Il Consiglio di Stato mette il sigillo al disastro delle liste di Catello Maresca e anche in secondo grado conferma l’esclusione delle liste “Catello Maresca” e “Catello Maresca sindaco”, della lista di riferimento della Lega “Prima Napoli” e del “Partito animalista- Movimento a 4 zampe”. Inoltre, come conseguenza della ricusazione delle liste per il Comune, vengono ricusate quelle per la Municipalità. Dunque Maresca si troverà ad affrontare il voto con una pattuglia di candidati praticamente decimata e con sette liste in luogo delle undici che formavano la sua coalizione.
I giudici dell’organo di secondo grado di giustizia amministrativa, che non è appellabile, hanno di fatto confermato l’orientamento già espresso dal Tar Campania in primo grado. In particolare, per quanto riguarda “prima Napoli”, l’esclusione è dovuta alla mancanza del contrassegno elettorale che, come sottolineato dagli stessi togati, è obbligatoria.
“Nel caso di specie – si legge nella sentenza della Seconda sezione (Presidente Diego sabatini, Estensore Giovanni Sabbato) anche in disparte le ulteriori carenze documentali, si devono evidenziare le prescrizioni dettate dal D.P.R. 6 maggio 1960, n. 570, che per i Comuni con popolazione inferiore ai diecimila abitanti prevede “é obbligatoria la presentazione di un contrassegno di lista, anche figurato. Il contrassegno deve essere depositato a mano su supporto digitale o in triplice esemplare in forma cartacea”; nell’art. 32, n. 1), per la presentazione delle candidature nei Comuni con popolazione superiore ai diecimila abitanti, indica “con la lista devesi anche presentare:1) un modello di contrassegno depositato a mano su supporto digitale o in triplice esemplare in forma cartacea”;”.
“Entrambe le norme – prosegue la sentenza – devono essere quindi interpretate nel senso della obbligatorietà della prescrizione in ordine al contrassegno, essendo evidente che le esigenze di formalità in funzione della celerità e speditezza del procedimento elettorale sussistono maggiormente per i Comuni più grandi”. E “nel contesto della suddetta esigenza di certezza delle situazioni giuridiche nel celere procedimento elettorale anche la ratio della disposizione di consentire alle tipografie all’uopo incaricate la facile riproduzione del contrassegno, che dovrà essere oggetto di votazione sui manifesti elettorali e sulle schede di votazione, risulta assolutamente prevalente sulla necessità di consentire eventuali integrazioni documentali”.
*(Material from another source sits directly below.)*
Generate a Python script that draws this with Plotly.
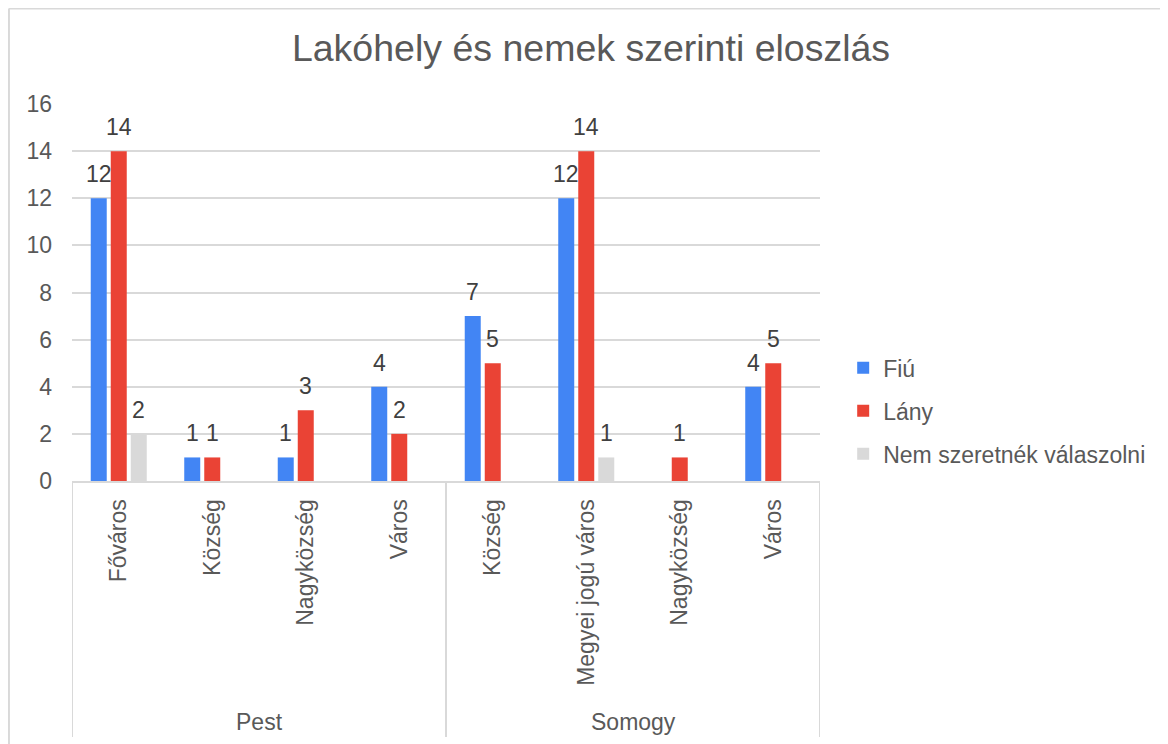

Da sottolineare come i giudici stabiliscano poi la compensazione delle spese elettorali in ragione della “peculiarità” di quanto avvenuto a Prima Napoli, implicitamente riconoscendo che si tratta di una situazione davvero sui generis. Un riconoscimento che comunque non lenisce la gravità della situazione in cui sono piombati i leghisti campani e il candidato Catello Maresca.
Per la Lega, che immaginava a Napoli di iniziare la propria marcia al Sud, è un autogol che brucia. Per Maresca una debacle totale.
I coordinatori del partito di Salvini Valentino Grant (regionale) e Severino Nappi (cittadino) insistono con il racconto di una sentenza politica anche nel commentare la decisione dei giudici di Palazzo Spada: “Brutta notizia per Napoli e per la democrazia – dicono – Migliaia di napoletani sono stati derubati dalla possibilità di scegliere il cambiamento. Da oggi pancia a terra per sostenere i nostri candidati presidente sulla Prima, Quarta, Quinta e Sesta Municipalità. Siamo regolarmente in corsa con le liste sulla Quinta e sulla Sesta. Non perdiamo entusiasmo. Noi vero motore per il cambiamento”. Maresca è stavolta soft: “Qualunque esclusione ci danneggia ma noi andiamo avanti con le nostre idee perché siamo convinti che i nostri progetti immediatamente finanziabili possono cambiare Napoli”.